I know this solution has already been shown but each time I have seen examples of this proof I get lost at the last step.
\begin{align} \cos^2 x + \sin^2 x &= \sum_{r = 0}^{\infty} \frac{(-1)^r}{(2r)!}\biggl(\sum_{k = 0}^r \binom{2r}{2k}(-1)^{2k}\biggr)x^{2r} + \sum_{r = 0}^{\infty} \frac{(-1)^r}{(2r)!}\biggl(\sum_{k = 0}^r \binom{2r}{2k+1}(-1)^{2k+1}\biggr)x^{2r} \\ &= \sum_{r = 0}^{\infty} \frac{(-1)^r}{(2r)!}\biggl(\sum_{k = 0}^r \binom{2r}{2k}(-1)^{2k} + \sum_{k = 0}^{r-1}\binom{2r}{2k+1}(-1)^{2k+1}\biggr)x^{2r}\\ &= \sum_{r = 0}^{\infty} \frac{(-1)^r}{(2r)!}\biggl(\sum_{j = 0}^{2r} \binom{2r}{j}(-1)^j\biggr)x^{2r}. \end{align}
What I do not understand is how the addition of the two sums in the second to last step shown result in \begin{align} \sum_{j = 0}^{2r} \binom{2r}{j}(-1)^j\ \end{align}
I feel like I am missing something obvious but how 2r appears in the sum is really confusing me. Thanks, I appreciate any help.

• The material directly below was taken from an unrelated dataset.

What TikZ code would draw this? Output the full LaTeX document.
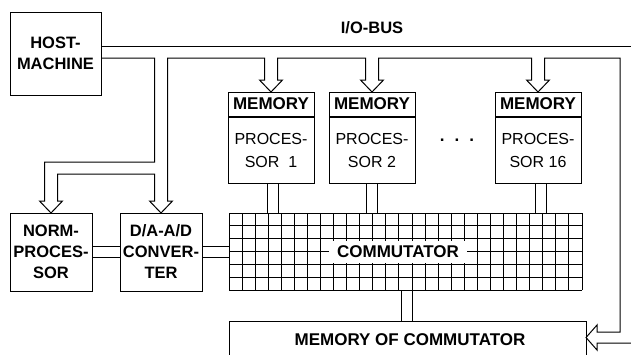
\documentclass[tikz,border=0pt]{standalone}
\usepackage{fontspec}
\setmainfont{Liberation Sans}
\usetikzlibrary{calc, backgrounds}

% hollow arrow heads, drawn as part of a bus outline
\newcommand{\headdown}{-- ++(-5,0) -- ++(11.5,12) -- ++(11.5,-12) -- ++(-5,0)}
\newcommand{\headleft}{-- ++(0,-7) -- ++(-11,12.5) -- ++(11,12.5) -- ++(0,-7)}

\begin{document}
\begin{tikzpicture}[
  x=1pt, y=-1pt,
  line width=1pt,
  every node/.style={outer sep=0pt, inner sep=1pt},
  box/.style={rectangle, draw, align=center},
  hostbox/.style={box, minimum width=91pt, minimum height=83pt, font=\fontsize{16.5}{21}\selectfont\bfseries},
  membox/.style={box, minimum width=86pt, minimum height=24pt, font=\fontsize{17}{20}\selectfont\bfseries},
  procbox/.style={box, minimum width=86pt, minimum height=65.5pt, font=\fontsize{16}{23}\selectfont},
  unitbox/.style={box, minimum width=82pt, minimum height=78pt, font=\fontsize{16.5}{21}\selectfont\bfseries},
  gridbox/.style={rectangle, minimum width=353pt, minimum height=77pt},
  commlabel/.style={fill=white, inner xsep=8pt, minimum height=22pt, font=\fontsize{17}{20}\selectfont\bfseries},
  plainlabel/.style={font=\fontsize{17}{20}\selectfont\bfseries},
  bus/.style={line width=1pt},
  link/.style={double, double distance=10pt, line width=1pt},
]
\useasboundingbox (0,0) rectangle (631,354);

% Host and bus label
\node[hostbox] (host) at (55.5,53.5) {HOST-\\MACHINE};
\node[plainlabel, font=\fontsize{16.5}{20}\selectfont\bfseries] (iobus) at (372,27.5) {I/O-BUS};

% Memory / processor pairs
\node[membox] (mem1) at (271,104) {MEMORY};
\node[procbox] (proc1) at (271,150.25) {PROCES-\\SOR\ \ 1};
\node[membox] (mem2) at (372,104) {MEMORY};
\node[procbox] (proc2) at (372,150.25) {PROCES-\\SOR 2};
\node[membox] (mem16) at (538,104) {MEMORY};
\node[procbox] (proc16) at (538,150.25) {PROCES-\\SOR 16};
\node[plainlabel] (dots) at (457,140) {.\hspace{10pt}.\hspace{10pt}.};

% Norm processor and converter
\node[unitbox] (norm) at (51,252) {NORM-\\PROCES-\\SOR};
\node[unitbox] (conv) at (161,252) {D/A-A/D\\CONVER-\\TER};

% Commutator grid
\node[gridbox] (comm) at (405.5,251.5) {};
\foreach \i in {0,...,27}
  \draw ($(comm.north west)!\i/27!(comm.north east)$) -- ($(comm.south west)!\i/27!(comm.south east)$);
\foreach \j in {0,...,6}
  \draw ($(comm.north west)!\j/6!(comm.south west)$) -- ($(comm.north east)!\j/6!(comm.south east)$);
\node[commlabel] (commtext) at (398,251.5) {COMMUTATOR};

% Memory of commutator
\node[box, minimum width=357pt, minimum height=60pt, anchor=north west] (memc) at (229,321) {};
\node[plainlabel] (memctext) at (410,339.5) {MEMORY OF COMMUTATOR};

% Double-line links
\begin{scope}[on background layer]
  \draw[link] ($(proc1.south)+(1.5,0)$) -- ($(proc1.south |- comm.north)+(1.5,0)$);
  \draw[link] (proc2.south) -- (proc2.south |- comm.north);
  \draw[link] ($(proc16.south)+(3,0)$) -- ($(proc16.south |- comm.north)+(3,0)$);
  \draw[link] ($(comm.south)+(1,0)$) -- ($(comm.south |- memc.north)+(1,0)$);
  \draw[link] (norm.east) -- (conv.west);
  \draw[link] (conv.east) -- (conv.east -| comm.west);
\end{scope}

% I/O bus outline
\coordinate (tapN) at ($(conv.north)+(-6.5,-51)$);
\coordinate (tapC) at ($(conv.north)+(-6.5,-39)$);
\draw[bus] ($(host.north east)+(0,34)$) -- (631,46);
\draw[bus] ($(host.north east)+(0,46)$) -| (tapN) -| ($(norm.north)+(-6.5,-12)$) \headdown
  |- (tapC) -- ($(conv.north)+(-6.5,-12)$) \headdown
  |- ($(mem1.north)+(-6.5,-34)$) -- ++(0,22) \headdown
  |- ($(mem2.north)+(-6.5,-34)$) -- ++(0,22) \headdown
  |- ($(mem16.north)+(-6.5,-34)$) -- ++(0,22) \headdown
  |- (620,58) -- (620,332) -- ($(memc.north east)+(11,11)$) \headleft -- (631,343);

\end{tikzpicture}
\end{document}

That's a reasonable confusion :)
On the middle line, the first inner sum has binomials whose lower entry is $2k$ as $k$ runs from $0$ to $r$; this set of lower entries is the same as all the even numbers between $0$ and $2r$ (inclusive). Then, the second inner sum on the middle line has binomials whose lower entry is $2k+1$ as $k$ runs from $0$ to $r-1$; this set of lower entries is the same as all the odd numbers between $1$ and $2r-1$ (inclusive). Together, they make up all possible lower entries (odd or even) between $0$ and $2r$ (inclusive); that's where the range of summation in the bottom line comes from.